I dont have very many recipes. I just eat foods raw alot of times. But you can make vegan shakes, sandwiches and stir fry.


----------



## snail (Oct 13, 2008)

I recently went from being a vegetarian to being a vegan. It took me many years to get to this point, after recognizing that I wanted to go all the way. 

There are plenty of challenges you will need to prepare for, so I will just be honest about them instead of trying to sell you on a lifestyle that takes a lot of focus and commitment. If you try to do this without being properly determined and prepared, you will probably just get discouraged and give up. I won't lie. It is really hard. 

1.) Now that I have made the switch, I have noticed *how hard it is to blend in, socially*, because so many bonding experiences with family and friends are centered around eating non-vegan foods together. If you don't have any other vegans in your life, you will probably become an outcast for it, and depending on how tolerant they are, your friends might stop inviting you to go places with them because it is suddenly too much trouble. Until they give up on you, you will have to make hard choices. 
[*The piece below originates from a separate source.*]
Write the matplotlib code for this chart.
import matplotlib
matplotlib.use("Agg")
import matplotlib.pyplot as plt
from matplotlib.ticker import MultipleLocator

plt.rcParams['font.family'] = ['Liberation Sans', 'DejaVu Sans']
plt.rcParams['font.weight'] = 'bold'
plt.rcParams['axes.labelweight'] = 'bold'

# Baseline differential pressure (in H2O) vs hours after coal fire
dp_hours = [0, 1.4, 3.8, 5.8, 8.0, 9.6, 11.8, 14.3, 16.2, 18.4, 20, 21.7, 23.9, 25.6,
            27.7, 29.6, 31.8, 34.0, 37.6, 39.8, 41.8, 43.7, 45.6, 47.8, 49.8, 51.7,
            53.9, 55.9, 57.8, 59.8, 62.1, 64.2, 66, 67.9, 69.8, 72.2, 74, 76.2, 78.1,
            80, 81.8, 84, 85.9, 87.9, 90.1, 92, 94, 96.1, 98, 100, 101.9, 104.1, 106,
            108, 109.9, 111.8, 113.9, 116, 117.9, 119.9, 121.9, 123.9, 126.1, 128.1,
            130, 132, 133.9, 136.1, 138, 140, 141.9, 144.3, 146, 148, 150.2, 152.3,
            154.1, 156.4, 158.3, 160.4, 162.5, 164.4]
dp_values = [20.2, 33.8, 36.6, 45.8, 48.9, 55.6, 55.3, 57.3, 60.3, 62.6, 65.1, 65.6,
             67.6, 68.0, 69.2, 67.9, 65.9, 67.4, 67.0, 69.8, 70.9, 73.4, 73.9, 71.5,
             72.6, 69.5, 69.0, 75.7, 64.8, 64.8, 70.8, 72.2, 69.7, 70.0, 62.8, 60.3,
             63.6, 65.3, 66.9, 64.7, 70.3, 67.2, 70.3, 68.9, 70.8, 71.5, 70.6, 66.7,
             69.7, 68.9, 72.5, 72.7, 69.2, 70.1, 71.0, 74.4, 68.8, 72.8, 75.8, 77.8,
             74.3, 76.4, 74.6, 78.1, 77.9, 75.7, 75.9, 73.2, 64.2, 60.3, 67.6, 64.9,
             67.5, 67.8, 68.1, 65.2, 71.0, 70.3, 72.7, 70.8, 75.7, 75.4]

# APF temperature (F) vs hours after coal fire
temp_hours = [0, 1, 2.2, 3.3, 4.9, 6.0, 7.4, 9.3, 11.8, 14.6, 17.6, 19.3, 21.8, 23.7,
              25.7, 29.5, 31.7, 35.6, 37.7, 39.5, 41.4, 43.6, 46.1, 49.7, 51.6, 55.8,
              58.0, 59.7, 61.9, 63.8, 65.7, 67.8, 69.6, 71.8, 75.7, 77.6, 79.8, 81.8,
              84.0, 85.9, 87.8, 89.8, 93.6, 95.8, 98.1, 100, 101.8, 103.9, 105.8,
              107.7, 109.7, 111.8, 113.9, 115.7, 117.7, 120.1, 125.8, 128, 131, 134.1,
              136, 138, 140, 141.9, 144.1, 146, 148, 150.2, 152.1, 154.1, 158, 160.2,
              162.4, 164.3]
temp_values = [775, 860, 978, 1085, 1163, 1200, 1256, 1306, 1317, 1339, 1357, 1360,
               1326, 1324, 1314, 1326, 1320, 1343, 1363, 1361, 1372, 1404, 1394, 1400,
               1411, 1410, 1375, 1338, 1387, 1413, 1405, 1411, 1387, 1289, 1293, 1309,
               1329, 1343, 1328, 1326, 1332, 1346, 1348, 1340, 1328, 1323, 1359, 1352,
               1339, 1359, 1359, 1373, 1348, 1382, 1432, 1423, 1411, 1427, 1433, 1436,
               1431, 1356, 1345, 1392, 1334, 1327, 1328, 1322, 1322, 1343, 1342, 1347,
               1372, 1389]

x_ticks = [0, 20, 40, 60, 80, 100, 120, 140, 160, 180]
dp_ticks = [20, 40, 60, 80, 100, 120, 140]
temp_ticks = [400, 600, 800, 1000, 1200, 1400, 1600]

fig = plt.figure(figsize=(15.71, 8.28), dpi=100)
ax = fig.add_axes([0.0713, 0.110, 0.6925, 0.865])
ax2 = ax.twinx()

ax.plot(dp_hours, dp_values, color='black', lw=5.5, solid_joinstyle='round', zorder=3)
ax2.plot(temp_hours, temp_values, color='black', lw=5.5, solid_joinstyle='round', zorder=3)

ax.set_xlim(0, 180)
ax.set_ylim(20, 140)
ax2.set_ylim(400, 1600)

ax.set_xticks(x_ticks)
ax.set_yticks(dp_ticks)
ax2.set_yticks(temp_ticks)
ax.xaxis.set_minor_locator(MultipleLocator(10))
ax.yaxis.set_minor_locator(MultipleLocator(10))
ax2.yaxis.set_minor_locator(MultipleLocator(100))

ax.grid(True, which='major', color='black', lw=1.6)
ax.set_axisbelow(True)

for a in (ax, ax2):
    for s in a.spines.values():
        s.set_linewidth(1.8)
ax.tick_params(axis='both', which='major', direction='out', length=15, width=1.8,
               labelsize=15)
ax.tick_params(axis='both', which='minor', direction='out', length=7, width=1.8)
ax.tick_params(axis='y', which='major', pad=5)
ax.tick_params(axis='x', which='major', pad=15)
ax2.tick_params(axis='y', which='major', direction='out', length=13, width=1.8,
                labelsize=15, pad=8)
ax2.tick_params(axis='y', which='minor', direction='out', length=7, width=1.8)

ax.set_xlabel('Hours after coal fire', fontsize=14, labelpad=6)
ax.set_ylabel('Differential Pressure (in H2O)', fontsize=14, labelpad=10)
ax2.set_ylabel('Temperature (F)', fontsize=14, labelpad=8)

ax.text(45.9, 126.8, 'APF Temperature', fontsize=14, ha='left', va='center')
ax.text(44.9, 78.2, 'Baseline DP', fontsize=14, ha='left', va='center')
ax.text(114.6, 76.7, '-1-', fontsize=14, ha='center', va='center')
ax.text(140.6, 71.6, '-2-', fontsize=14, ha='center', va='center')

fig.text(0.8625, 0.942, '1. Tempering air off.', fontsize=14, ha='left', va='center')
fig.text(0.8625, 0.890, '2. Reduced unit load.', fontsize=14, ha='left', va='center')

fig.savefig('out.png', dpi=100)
When you go to a potluck, everyone else will be sharing their homemade goodies, trying to get you to try them, but no matter how tasty those cookies look, you can't give in, even to make your friend happy. You will probably end up eating whatever you bring, and very little else. People will think you are being rude unless you explain why, but if you tell them, they will probably pick a fight with you over it, because saying you are a vegan for ethical reasons is one of the surest ways to make most people defensive.
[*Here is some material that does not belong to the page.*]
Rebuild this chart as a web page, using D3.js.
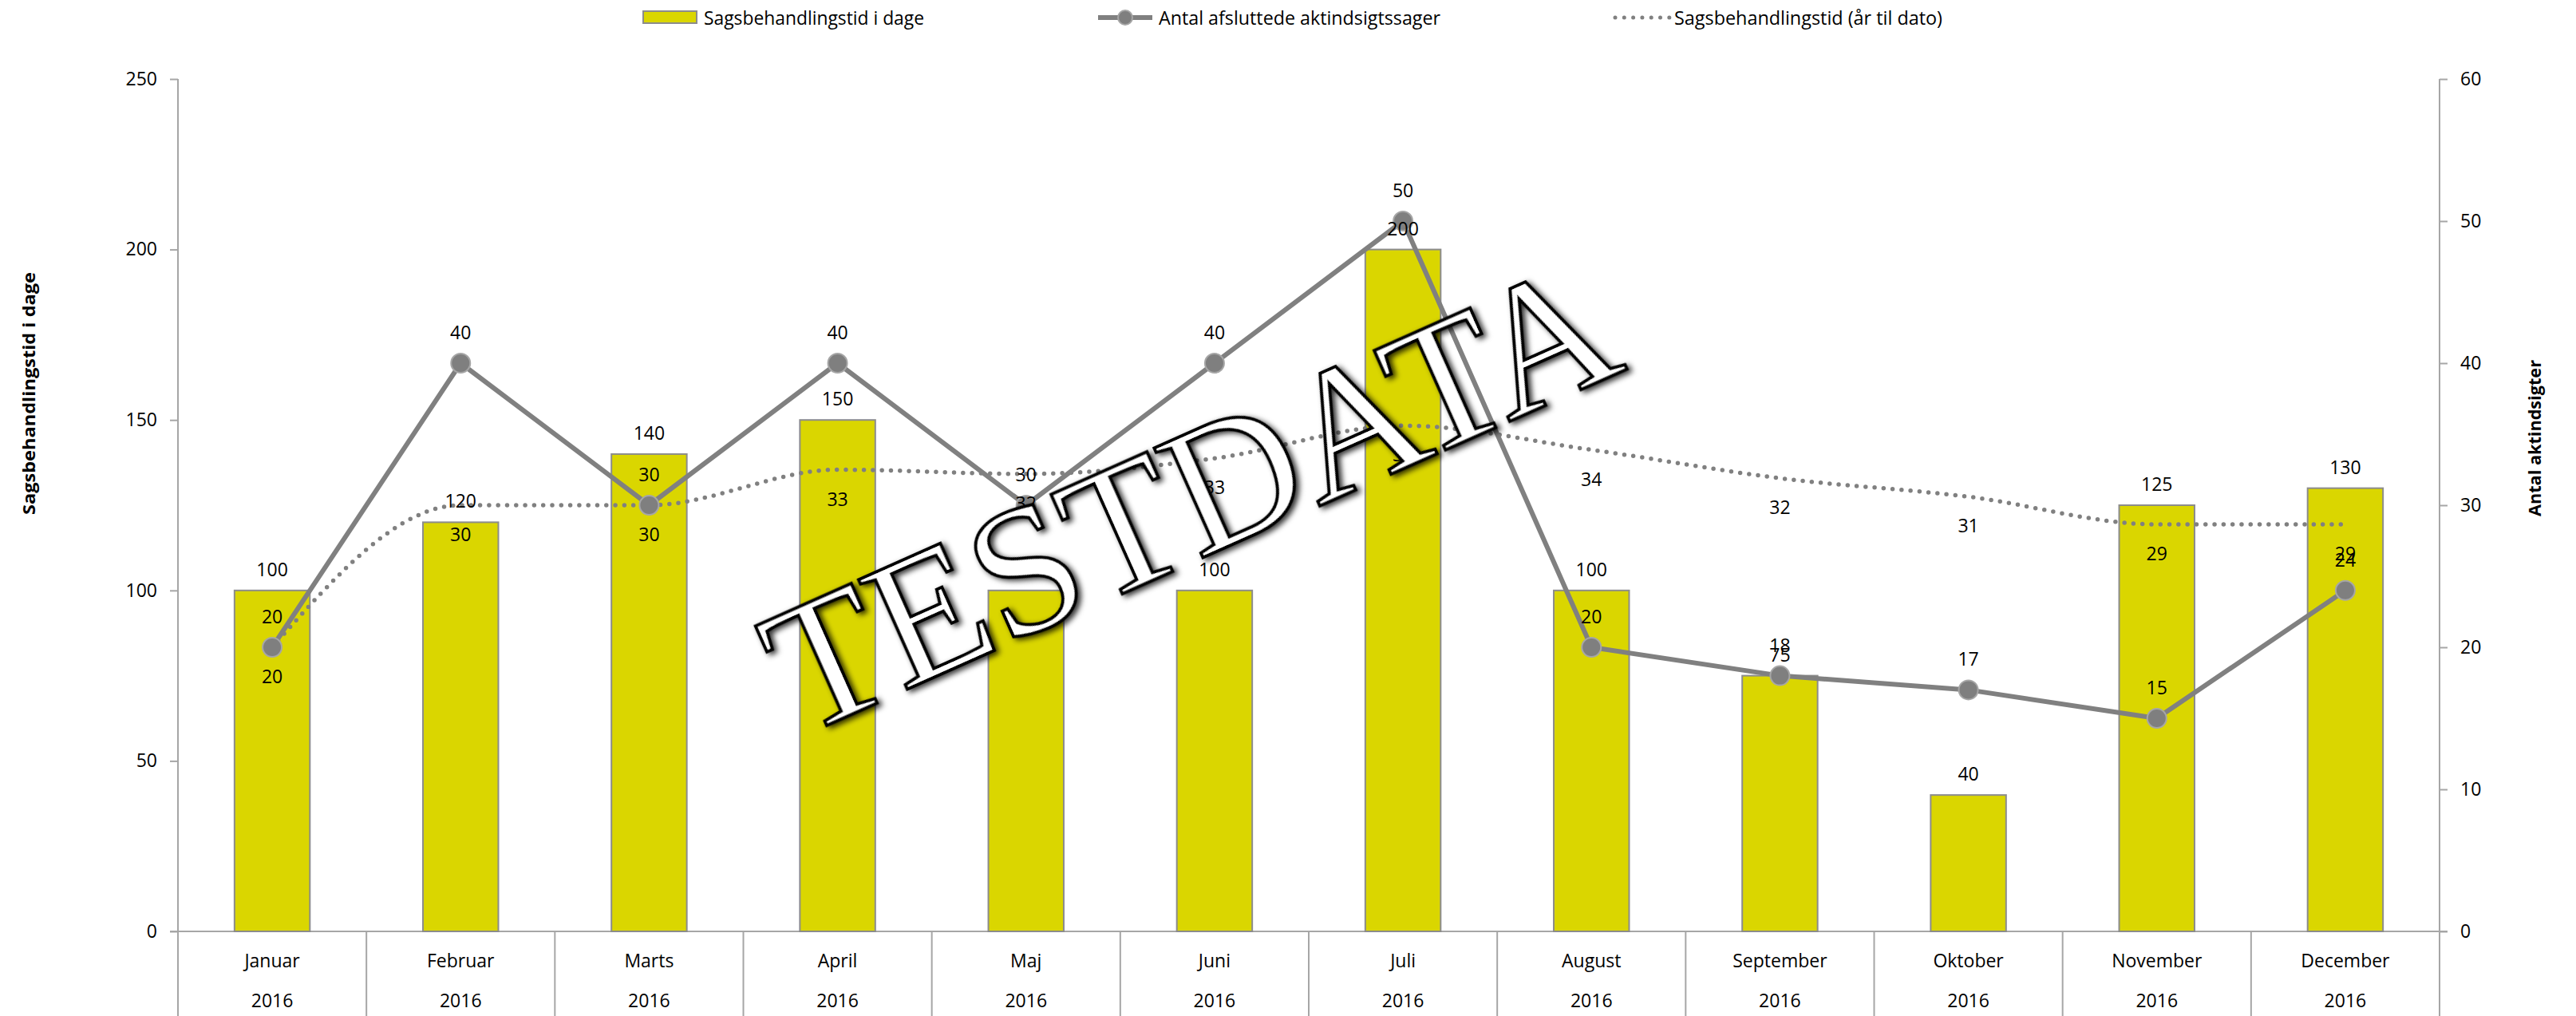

Let's say your friends want to go out to eat together someplace nice. You will seem like the picky, fussy one who ruins everything for the others by demanding they choose a restaurant that has something you can eat. Unless you live in a big city with specialty restaurants, this is probably going to be an overpriced side salad that you will still have to special order to get without any of the ingredients that would usually make it taste good, or if you don't want to seem like an irritation, you can remain silent, let them pick the restaurant without you, and risk being the only one at the steakhouse they selected who has to ask the waiter "do you use butter when you cook that boring, flavorless vegetable side dish that isn't going to fill me up?" Even if you don't want to seem like a whiny brat, and just decide to observe the meal instead of participating, you might still end up having to reluctantly explain to your friends why you aren't eating anything, after they pressure you into telling them anyhow. This will almost always end in a conflict about animal rights, which is unavoidable and painful no matter how you approach it. After all, mentioning your veganism is a recipe for instant conflict, even if you aren't pushy about it.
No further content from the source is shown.